Pierre Monteux was born in Paris on April 4, 1875, member of a family which had been settled in Provence for many generations. He began his career in the ancient "Cafe Concert La Cigale" in Montmartre. His elder brother Paul taught him the violin and his mother, Madame Monteux-Brisac, a Conservatoire teacher, saw to it that his way soon led from Montmartre to Montparnasse. Along with Jacques Thibaud and Alfred Cortot, he attended classes at the Conservatoire and there won the "Premier Prix." Later as an orchestral player with the Colonne and at the Opera Comique, he was an active witness of the great period of Massenet and of Debussy's rise.
He also developed himself as a chamber musician, by playing the viola in the Capet Quartet and, in the summer season, working at the Casino in Dieppe where, besides directing operas, operettas and concerts, he was also required to look after dance-music balls and other festivities-- a kind of eighteenth century "divertissement" job which gave him hard schooling in all aspects of his profession. His first big chance came in 1911 when Petroushka was under rehearsal by the Russian Ballet. The conductor Tcherepnin had fallen ill and Stravinsky, lookeing for a substitute who could at least rehearse the music, turned to Pierne for advice. Pierne recommended Monteux and Monteux did the work so well that Stravinsky entrusted him with the first performance.

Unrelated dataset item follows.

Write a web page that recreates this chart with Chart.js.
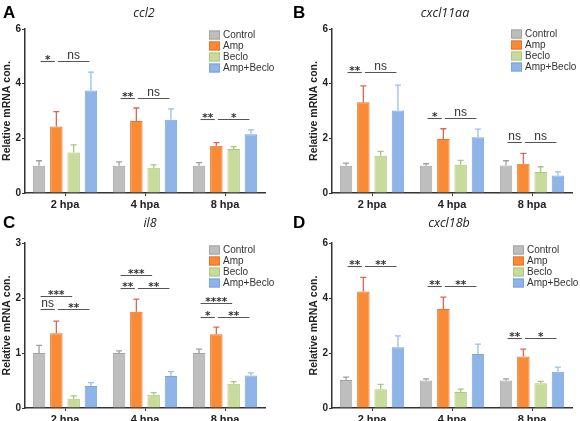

The premiere took place on June 13, 1911 in Paris and with it Monteux's spectacular rise began. After that, he conducted the first performances of Ravel's Daphnis et Chloe ( 1912) and Stravinsky's Le Sacre du Printemps (1913). Today, these two events are connected forever with his name-- the printed scores of the two works carry it proudly. London, Vienna, Berlin, Dresden, and Monte Carlo--all these cities soon saw him conduct. In the meantime, he had been made chief conductor of the Russian Ballet and the focus, therefore, of its musical activities--a fascinating role, interrupted only by the First World War.
After WW I, he went to America to conduct the Metropolitan Opera in New York and also the Boston Symphony Orchestra. After this he returned to Europe, and the invitation from the Concertgebouw was followed by the decade in Amsterdam. Meanwhile he conducted the Paris Symphony Orchestra, finally leaving for America again to assume command of the San Francisco Symphony Orchestra, a position he held for seventeen years. Pierre Monteux first came to Amsterdam in 1924 to act as co-conductor of the Concertgebouw Orchestra, along with Willem Mengelberg.
He carried out this function for ten consecutive years and during that time gave fresh depths to our musical life, as much in the field of orchestral music as in music drama. It was to his inspiration to a large extent, that the recent creative flowering in Dutch music traces its beginnings. His passionate advocacy of the work of Willem Pijper, whose Third Symphony is dedicated to him, is symptomatic in this respect.
Later, when outside calls caused him to relax the full pressure of his valuable work in the Netherlands, he was never long absent (except during the war) from the Concertgebouw rostrum and in fact was scheduled to appear in Amsterdam again-- to conduct the orchestra and to complete a series of recordings with it that he had already begun when death intervened.